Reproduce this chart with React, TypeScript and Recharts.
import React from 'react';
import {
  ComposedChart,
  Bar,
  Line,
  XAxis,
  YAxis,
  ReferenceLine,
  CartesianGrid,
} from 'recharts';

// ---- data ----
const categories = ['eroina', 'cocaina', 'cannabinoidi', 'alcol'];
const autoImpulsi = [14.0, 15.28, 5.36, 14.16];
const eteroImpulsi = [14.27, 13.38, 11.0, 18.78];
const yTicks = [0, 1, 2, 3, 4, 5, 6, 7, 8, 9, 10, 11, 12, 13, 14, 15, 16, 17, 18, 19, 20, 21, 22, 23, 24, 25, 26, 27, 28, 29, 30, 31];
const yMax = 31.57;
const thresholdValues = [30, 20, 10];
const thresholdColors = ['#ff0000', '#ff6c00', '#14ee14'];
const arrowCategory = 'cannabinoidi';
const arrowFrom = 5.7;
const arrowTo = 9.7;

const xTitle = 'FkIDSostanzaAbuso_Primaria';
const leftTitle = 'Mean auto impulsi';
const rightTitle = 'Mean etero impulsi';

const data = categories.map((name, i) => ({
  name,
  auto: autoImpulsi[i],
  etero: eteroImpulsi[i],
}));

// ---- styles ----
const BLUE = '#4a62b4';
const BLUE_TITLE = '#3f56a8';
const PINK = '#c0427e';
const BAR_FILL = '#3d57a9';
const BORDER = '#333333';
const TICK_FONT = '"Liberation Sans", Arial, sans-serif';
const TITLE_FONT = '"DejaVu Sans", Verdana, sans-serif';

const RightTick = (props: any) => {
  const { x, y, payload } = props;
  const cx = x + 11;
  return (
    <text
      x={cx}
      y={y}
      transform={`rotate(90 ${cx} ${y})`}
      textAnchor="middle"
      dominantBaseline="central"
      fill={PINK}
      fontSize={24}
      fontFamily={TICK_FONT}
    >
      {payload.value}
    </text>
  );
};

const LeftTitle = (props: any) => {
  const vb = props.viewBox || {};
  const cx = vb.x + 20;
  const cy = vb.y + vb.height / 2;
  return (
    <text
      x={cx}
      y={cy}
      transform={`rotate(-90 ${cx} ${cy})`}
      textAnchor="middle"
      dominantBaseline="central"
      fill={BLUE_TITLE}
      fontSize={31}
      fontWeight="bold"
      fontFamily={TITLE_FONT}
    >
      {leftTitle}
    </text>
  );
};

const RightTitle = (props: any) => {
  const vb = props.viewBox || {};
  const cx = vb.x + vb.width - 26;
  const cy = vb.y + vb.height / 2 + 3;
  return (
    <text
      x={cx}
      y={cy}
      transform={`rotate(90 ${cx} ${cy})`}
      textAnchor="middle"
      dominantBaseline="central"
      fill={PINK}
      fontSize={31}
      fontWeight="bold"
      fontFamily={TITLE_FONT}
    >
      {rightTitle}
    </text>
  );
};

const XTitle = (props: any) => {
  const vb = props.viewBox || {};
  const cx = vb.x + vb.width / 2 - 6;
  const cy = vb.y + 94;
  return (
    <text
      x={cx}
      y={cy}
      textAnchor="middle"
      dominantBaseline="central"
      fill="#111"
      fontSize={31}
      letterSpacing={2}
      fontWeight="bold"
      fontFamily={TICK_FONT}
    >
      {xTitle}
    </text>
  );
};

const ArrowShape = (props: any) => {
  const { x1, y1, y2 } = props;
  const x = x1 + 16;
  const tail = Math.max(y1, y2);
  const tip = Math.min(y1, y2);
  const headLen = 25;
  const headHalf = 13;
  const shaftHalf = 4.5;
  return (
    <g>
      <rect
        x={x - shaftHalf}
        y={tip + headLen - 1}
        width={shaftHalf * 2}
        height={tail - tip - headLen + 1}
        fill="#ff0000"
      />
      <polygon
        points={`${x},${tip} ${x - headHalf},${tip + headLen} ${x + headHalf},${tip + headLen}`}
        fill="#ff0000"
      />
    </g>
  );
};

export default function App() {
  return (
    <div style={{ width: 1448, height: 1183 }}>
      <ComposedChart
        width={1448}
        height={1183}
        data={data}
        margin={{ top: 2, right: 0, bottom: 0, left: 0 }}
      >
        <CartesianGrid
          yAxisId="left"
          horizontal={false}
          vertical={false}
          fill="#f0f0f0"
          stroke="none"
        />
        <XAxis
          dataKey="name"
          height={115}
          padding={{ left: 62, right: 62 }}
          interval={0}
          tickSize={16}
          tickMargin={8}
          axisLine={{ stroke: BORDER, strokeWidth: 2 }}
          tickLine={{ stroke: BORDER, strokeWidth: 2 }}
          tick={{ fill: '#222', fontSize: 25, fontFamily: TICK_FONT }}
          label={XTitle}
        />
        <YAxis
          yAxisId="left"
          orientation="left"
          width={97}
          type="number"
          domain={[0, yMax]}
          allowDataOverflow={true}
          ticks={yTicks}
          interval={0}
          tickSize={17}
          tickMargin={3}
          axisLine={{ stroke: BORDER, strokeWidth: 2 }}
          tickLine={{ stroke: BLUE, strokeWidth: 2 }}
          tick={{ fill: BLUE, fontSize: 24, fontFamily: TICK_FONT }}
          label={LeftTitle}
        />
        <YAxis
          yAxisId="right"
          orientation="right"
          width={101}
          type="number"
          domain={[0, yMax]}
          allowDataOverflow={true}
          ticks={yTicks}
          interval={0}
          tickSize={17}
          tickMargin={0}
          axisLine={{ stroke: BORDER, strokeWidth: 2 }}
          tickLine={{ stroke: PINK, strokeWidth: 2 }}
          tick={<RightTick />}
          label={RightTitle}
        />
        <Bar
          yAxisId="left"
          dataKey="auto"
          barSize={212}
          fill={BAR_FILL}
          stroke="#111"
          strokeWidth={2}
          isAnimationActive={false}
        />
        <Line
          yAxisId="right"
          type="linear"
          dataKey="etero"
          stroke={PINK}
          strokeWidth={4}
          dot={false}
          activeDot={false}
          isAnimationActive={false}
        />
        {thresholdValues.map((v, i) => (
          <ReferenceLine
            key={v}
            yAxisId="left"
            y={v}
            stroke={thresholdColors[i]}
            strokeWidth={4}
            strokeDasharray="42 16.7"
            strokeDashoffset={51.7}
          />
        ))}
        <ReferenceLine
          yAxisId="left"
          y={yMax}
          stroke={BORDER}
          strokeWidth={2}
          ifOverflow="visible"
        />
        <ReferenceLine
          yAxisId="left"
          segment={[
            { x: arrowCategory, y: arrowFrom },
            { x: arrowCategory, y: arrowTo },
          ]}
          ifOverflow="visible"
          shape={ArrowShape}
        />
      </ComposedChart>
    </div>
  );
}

===============

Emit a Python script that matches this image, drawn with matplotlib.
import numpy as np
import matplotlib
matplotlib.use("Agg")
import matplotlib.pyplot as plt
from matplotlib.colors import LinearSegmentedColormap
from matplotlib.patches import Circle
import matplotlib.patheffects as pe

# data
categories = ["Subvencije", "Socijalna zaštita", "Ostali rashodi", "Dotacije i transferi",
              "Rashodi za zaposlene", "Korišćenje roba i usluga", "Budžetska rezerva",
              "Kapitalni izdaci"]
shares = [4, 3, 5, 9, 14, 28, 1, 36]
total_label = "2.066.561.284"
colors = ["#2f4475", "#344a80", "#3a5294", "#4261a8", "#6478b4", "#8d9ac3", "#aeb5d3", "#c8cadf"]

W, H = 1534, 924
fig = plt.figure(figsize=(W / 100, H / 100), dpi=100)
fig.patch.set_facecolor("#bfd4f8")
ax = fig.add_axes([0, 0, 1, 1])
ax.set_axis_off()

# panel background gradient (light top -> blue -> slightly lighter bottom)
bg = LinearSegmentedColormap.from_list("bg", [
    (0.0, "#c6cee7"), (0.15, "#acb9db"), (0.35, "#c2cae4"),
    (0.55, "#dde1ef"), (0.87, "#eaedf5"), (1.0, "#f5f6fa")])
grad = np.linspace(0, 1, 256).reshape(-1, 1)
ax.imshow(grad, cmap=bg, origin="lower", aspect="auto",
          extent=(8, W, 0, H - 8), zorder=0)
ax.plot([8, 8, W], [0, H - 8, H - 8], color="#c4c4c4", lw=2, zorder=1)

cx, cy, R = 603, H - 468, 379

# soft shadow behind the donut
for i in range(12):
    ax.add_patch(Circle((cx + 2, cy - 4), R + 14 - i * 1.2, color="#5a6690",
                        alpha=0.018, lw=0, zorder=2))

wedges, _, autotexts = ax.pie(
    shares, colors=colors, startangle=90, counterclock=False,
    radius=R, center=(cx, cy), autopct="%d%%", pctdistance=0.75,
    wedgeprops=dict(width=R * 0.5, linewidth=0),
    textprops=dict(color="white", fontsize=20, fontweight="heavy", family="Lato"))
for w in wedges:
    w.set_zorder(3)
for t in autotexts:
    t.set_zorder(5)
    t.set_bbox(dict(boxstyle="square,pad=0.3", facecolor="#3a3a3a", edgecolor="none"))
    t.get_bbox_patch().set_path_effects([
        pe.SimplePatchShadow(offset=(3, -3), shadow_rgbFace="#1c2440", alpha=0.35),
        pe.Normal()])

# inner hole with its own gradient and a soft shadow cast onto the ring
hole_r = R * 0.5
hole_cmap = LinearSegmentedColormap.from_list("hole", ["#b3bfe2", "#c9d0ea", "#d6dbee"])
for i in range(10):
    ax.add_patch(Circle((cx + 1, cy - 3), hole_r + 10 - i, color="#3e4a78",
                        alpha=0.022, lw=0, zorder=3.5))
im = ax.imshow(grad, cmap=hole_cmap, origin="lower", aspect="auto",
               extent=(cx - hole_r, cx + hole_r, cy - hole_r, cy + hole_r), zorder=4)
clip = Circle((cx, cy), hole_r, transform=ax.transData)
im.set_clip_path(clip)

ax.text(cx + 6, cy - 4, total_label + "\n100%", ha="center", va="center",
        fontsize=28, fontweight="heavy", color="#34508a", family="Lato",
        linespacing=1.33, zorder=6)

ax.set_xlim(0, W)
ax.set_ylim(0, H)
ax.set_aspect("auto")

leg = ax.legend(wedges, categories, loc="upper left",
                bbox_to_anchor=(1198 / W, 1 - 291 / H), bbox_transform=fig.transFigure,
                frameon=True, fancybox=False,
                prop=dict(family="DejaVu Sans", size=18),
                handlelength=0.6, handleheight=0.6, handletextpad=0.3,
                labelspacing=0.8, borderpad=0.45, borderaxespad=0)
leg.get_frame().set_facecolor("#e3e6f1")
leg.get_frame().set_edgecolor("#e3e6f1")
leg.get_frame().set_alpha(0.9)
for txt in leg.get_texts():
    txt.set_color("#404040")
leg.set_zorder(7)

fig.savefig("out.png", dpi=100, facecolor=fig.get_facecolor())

===============

Objective:
Starting at the line that contains "Emit a Python", repeat each line exactly, and stop after the line that contains "import matplotlib.patheffects as pe".

In response:
Emit a Python script that matches this image, drawn with matplotlib.
import numpy as np
import matplotlib
matplotlib.use("Agg")
import matplotlib.pyplot as plt
from matplotlib.colors import LinearSegmentedColormap
from matplotlib.patches import Circle
import matplotlib.patheffects as pe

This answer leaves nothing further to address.